Instruction.
Extract the lines from the start through the line that holds "import plotly.graph_objects as go", both included, omitting all images.

Figure scripts:
(begin)

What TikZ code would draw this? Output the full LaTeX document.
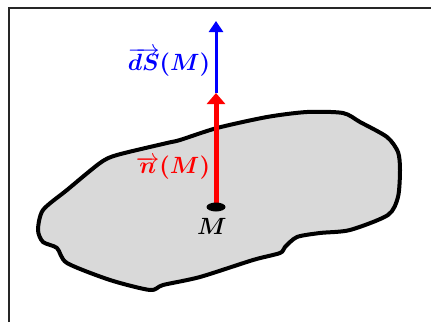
\documentclass[tikz,border=0pt]{standalone}
\usepackage{graphicx}
\usepackage{bm}
\usetikzlibrary{arrows.meta}
\definecolor{surf}{RGB}{217,217,217}
\newcommand{\biglbl}[1]{\scalebox{2.35}{$#1$}}
\tikzset{
  lbl/.style={inner sep=0pt, font=\normalsize},
  frameline/.style={draw=black!85, line width=1.3pt},
}
\begin{document}
\begin{tikzpicture}[x=1pt,y=-1pt]
\useasboundingbox (0,0) rectangle (431,322);
\draw[frameline] (9,322) -- (9,8) -- (431,8);
\draw[line width=4pt, fill=surf, line join=round]
 plot[smooth cycle, tension=0.45] coordinates {
 (38,230) (43,210) (67,190) (100,163) (117,155) (167,143) (180,140)
 (217,128) (267,117) (307,112) (343,113) (360,122) (387,137) (398,152)
 (400,170) (398,197) (388,215) (350,230) (320,233) (297,237) (285,247)
 (280,253) (253,260) (200,277) (163,285) (150,290) (110,280) (67,263)
 (57,248) (43,242)};
\coordinate (M) at (216,207);
\coordinate (ntip) at (216,93);
\coordinate (dstip) at (216,21);
\draw[blue, line width=3pt, -{Triangle[length=11pt,width=14pt]}] (ntip) -- (dstip);
\draw[red, line width=5pt, -{Triangle[length=11pt,width=18pt]}] (M) -- (ntip);
\fill[black] (M) ellipse [x radius=9.5, y radius=4.5];
\node[lbl] (Mlabel) at (212,226) {\biglbl{\bm{M}}};
\node[lbl, text=red] (nlabel) at (173,168) {\biglbl{\overrightarrow{\bm{n}}\bm{(M)}}};
\node[lbl, text=blue] (dslabel) at (169,62) {\biglbl{\overrightarrow{\bm{dS}}\bm{(M)}}};
\end{tikzpicture}
\end{document}
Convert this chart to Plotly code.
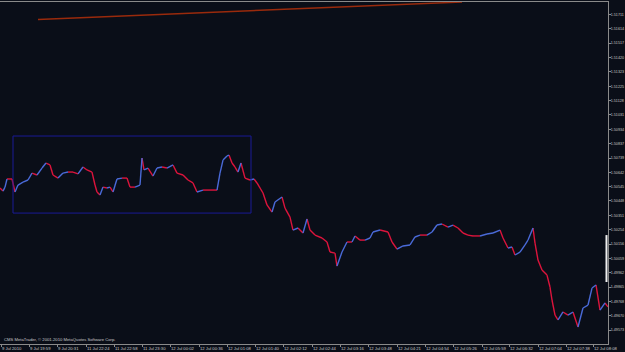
import plotly.graph_objects as go

# ---- data (bar index ~ time position, close price) ----
bars = [0, 3, 5, 7, 12, 15, 18, 23, 28, 32, 37, 42, 46, 50, 53, 58, 63, 68, 73, 78,
        83, 87, 92, 95, 97, 100, 103, 107, 110, 113, 117, 122, 127, 130, 135, 140, 142, 144,
        148, 153, 157, 162, 167, 173, 177, 183, 188, 193, 197, 203, 210, 217, 220, 223,
        227, 229, 232, 235, 238, 241, 245, 250, 254, 257, 263, 267, 272, 275, 282, 285,
        290, 293, 298, 303, 307, 310, 315, 322, 327, 330, 335, 337, 342, 347, 352, 355,
        360, 365, 370, 373, 380, 388, 392, 397, 403, 410, 415, 420, 427, 432, 437, 442,
        448, 453, 458, 463, 468, 473, 480, 487, 493, 500, 503, 508, 512, 515, 520, 525,
        528, 533, 535, 538, 542, 547, 550, 552, 555, 558, 563, 568, 573, 578, 583, 588,
        592, 596, 600, 605, 608]
prices = [1.50536, 1.50515, 1.50542, 1.50597, 1.50597, 1.50509, 1.50556, 1.50576, 1.50590, 1.50637,
          1.50624, 1.50671, 1.50705, 1.50692, 1.50624, 1.50603, 1.50637, 1.50644, 1.50644, 1.50631,
          1.50678, 1.50658, 1.50644, 1.50556, 1.50509, 1.50488, 1.50542, 1.50536, 1.50542, 1.50509,
          1.50597, 1.50603, 1.50603, 1.50542, 1.50542, 1.50556, 1.50739, 1.50658,
          1.50671, 1.50617, 1.50671, 1.50678, 1.50671, 1.50692, 1.50637, 1.50624, 1.50590, 1.50570,
          1.50509, 1.50522, 1.50522, 1.50522, 1.50637, 1.50725,
          1.50753, 1.50759, 1.50705, 1.50678, 1.50644, 1.50705, 1.50603, 1.50590, 1.50597, 1.50570,
          1.50502, 1.50421, 1.50373, 1.50441, 1.50475, 1.50400,
          1.50339, 1.50251, 1.50265, 1.50231, 1.50326, 1.50251, 1.50217, 1.50197, 1.50170, 1.50102,
          1.50095, 1.50007, 1.50102, 1.50170, 1.50170, 1.50211,
          1.50183, 1.50183, 1.50197, 1.50238, 1.50251, 1.50238, 1.50170, 1.50122, 1.50143, 1.50150,
          1.50204, 1.50217, 1.50217, 1.50238, 1.50285, 1.50292,
          1.50271, 1.50285, 1.50265, 1.50231, 1.50217, 1.50211, 1.50211, 1.50224, 1.50231, 1.50251,
          1.50197, 1.50129, 1.50136, 1.50082, 1.50102, 1.50150,
          1.50183, 1.50265, 1.50163, 1.50048, 1.49980, 1.49946, 1.49865, 1.49777, 1.49675, 1.49642,
          1.49696, 1.49675, 1.49696, 1.49594, 1.49723, 1.49743,
          1.49858, 1.49879, 1.49709, 1.49757, 1.49730]

# price scale labels
price_ticks = ["1.51711", "1.51614", "1.51517", "1.51420", "1.51323", "1.51225", "1.51128",
               "1.51031", "1.50934", "1.50837", "1.50739", "1.50642", "1.50545", "1.50448",
               "1.50351", "1.50254", "1.50156", "1.50059", "1.49962", "1.49865", "1.49768",
               "1.49670", "1.49573", "1.49476"]
# time scale labels and their bar positions
time_labels = ["9 Jul 2010", "9 Jul 19:59", "9 Jul 20:31", "11 Jul 22:24", "11 Jul 22:58",
               "11 Jul 23:30", "12 Jul 00:02", "12 Jul 00:36", "12 Jul 01:08", "12 Jul 01:40",
               "12 Jul 02:12", "12 Jul 02:44", "12 Jul 03:16", "12 Jul 03:48", "12 Jul 04:21",
               "12 Jul 04:54", "12 Jul 05:26", "12 Jul 05:59", "12 Jul 06:32", "12 Jul 07:04",
               "12 Jul 07:38", "12 Jul 08:08"]
time_bars = [1, 29, 57, 86, 114, 142, 170, 199, 227, 255, 283, 312, 340, 368, 397, 425,
             453, 482, 509, 538, 566, 593]

# objects drawn on chart
trend_bars = [38, 462]
trend_prices = [1.51677, 1.51796]
rect_bars = [13, 251]
rect_prices = [1.50366, 1.50888]
marker_bars = [605.5, 607.5]
marker_prices = [1.49899, 1.50217]

BG = "#0a0e18"
RED = "#dc143c"
BLUE = "#4a6ad8"
GRID = "#8a8a8a"
TXT = "#c8c8c8"
FONT = "Liberation Sans"

up_x, up_y, dn_x, dn_y = [], [], [], []
for i in range(1, len(bars)):
    seg_x = [bars[i - 1], bars[i], None]
    seg_y = [prices[i - 1], prices[i], None]
    if prices[i] > prices[i - 1]:
        up_x += seg_x
        up_y += seg_y
    else:
        dn_x += seg_x
        dn_y += seg_y

fig = go.Figure()
fig.add_trace(go.Scatter(x=dn_x, y=dn_y, mode="lines", line=dict(color=RED, width=1.4),
                         hoverinfo="skip", showlegend=False, connectgaps=False))
fig.add_trace(go.Scatter(x=up_x, y=up_y, mode="lines", line=dict(color=BLUE, width=1.4),
                         hoverinfo="skip", showlegend=False, connectgaps=False))
fig.add_trace(go.Scatter(x=trend_bars, y=trend_prices, mode="lines",
                         line=dict(color="#9a2a0c", width=1.5), hoverinfo="skip", showlegend=False))

fig.add_shape(type="rect", x0=rect_bars[0], x1=rect_bars[1], y0=rect_prices[0], y1=rect_prices[1],
              xref="x", yref="y", line=dict(color="#1a1a96", width=1), fillcolor="rgba(0,0,0,0)")
fig.add_shape(type="rect", x0=marker_bars[0], x1=marker_bars[1], y0=marker_prices[0],
              y1=marker_prices[1], xref="x", yref="y", line=dict(width=0), fillcolor="#f0f0f0")

fig.add_annotation(text="CMS MetaTrader, © 2001-2010 MetaQuotes Software Corp.",
                   xref="paper", yref="paper", x=0.003, y=0.0, xanchor="left", yanchor="bottom",
                   yshift=0, showarrow=False, font=dict(size=4.2, color=TXT, family=FONT))

fig.update_layout(
    width=625, height=352,
    margin=dict(l=0, r=17, t=2, b=8, autoexpand=False),
    paper_bgcolor=BG, plot_bgcolor=BG,
    showlegend=False,
    xaxis=dict(range=[0, 608], showgrid=False, zeroline=False, automargin=False,
               showline=True, linecolor=GRID, linewidth=1, mirror=True,
               tickmode="array", tickvals=time_bars, ticktext=time_labels, tickangle=0,
               ticks="outside", ticklen=2, tickcolor=GRID,
               ticklabelposition="outside right",
               tickfont=dict(size=4.2, color=TXT, family=FONT)),
    yaxis=dict(range=[1.49479, 1.51796], side="right", showgrid=False, zeroline=False,
               automargin=False,
               showline=True, linecolor=GRID, linewidth=1, mirror=True,
               tickmode="array", tickvals=[float(t) for t in price_ticks], ticktext=price_ticks,
               ticks="outside", ticklen=2, tickcolor=GRID, ticklabelstandoff=-1,
               tickfont=dict(size=3.7, color=TXT, family=FONT)),
)

fig.write_html("out.html")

(end)

The completed task.
What TikZ code would draw this? Output the full LaTeX document.
\documentclass[tikz,border=0pt]{standalone}
\usepackage{graphicx}
\usepackage{bm}
\usetikzlibrary{arrows.meta}
\definecolor{surf}{RGB}{217,217,217}
\newcommand{\biglbl}[1]{\scalebox{2.35}{$#1$}}
\tikzset{
  lbl/.style={inner sep=0pt, font=\normalsize},
  frameline/.style={draw=black!85, line width=1.3pt},
}
\begin{document}
\begin{tikzpicture}[x=1pt,y=-1pt]
\useasboundingbox (0,0) rectangle (431,322);
\draw[frameline] (9,322) -- (9,8) -- (431,8);
\draw[line width=4pt, fill=surf, line join=round]
 plot[smooth cycle, tension=0.45] coordinates {
 (38,230) (43,210) (67,190) (100,163) (117,155) (167,143) (180,140)
 (217,128) (267,117) (307,112) (343,113) (360,122) (387,137) (398,152)
 (400,170) (398,197) (388,215) (350,230) (320,233) (297,237) (285,247)
 (280,253) (253,260) (200,277) (163,285) (150,290) (110,280) (67,263)
 (57,248) (43,242)};
\coordinate (M) at (216,207);
\coordinate (ntip) at (216,93);
\coordinate (dstip) at (216,21);
\draw[blue, line width=3pt, -{Triangle[length=11pt,width=14pt]}] (ntip) -- (dstip);
\draw[red, line width=5pt, -{Triangle[length=11pt,width=18pt]}] (M) -- (ntip);
\fill[black] (M) ellipse [x radius=9.5, y radius=4.5];
\node[lbl] (Mlabel) at (212,226) {\biglbl{\bm{M}}};
\node[lbl, text=red] (nlabel) at (173,168) {\biglbl{\overrightarrow{\bm{n}}\bm{(M)}}};
\node[lbl, text=blue] (dslabel) at (169,62) {\biglbl{\overrightarrow{\bm{dS}}\bm{(M)}}};
\end{tikzpicture}
\end{document}
Convert this chart to Plotly code.
import plotly.graph_objects as go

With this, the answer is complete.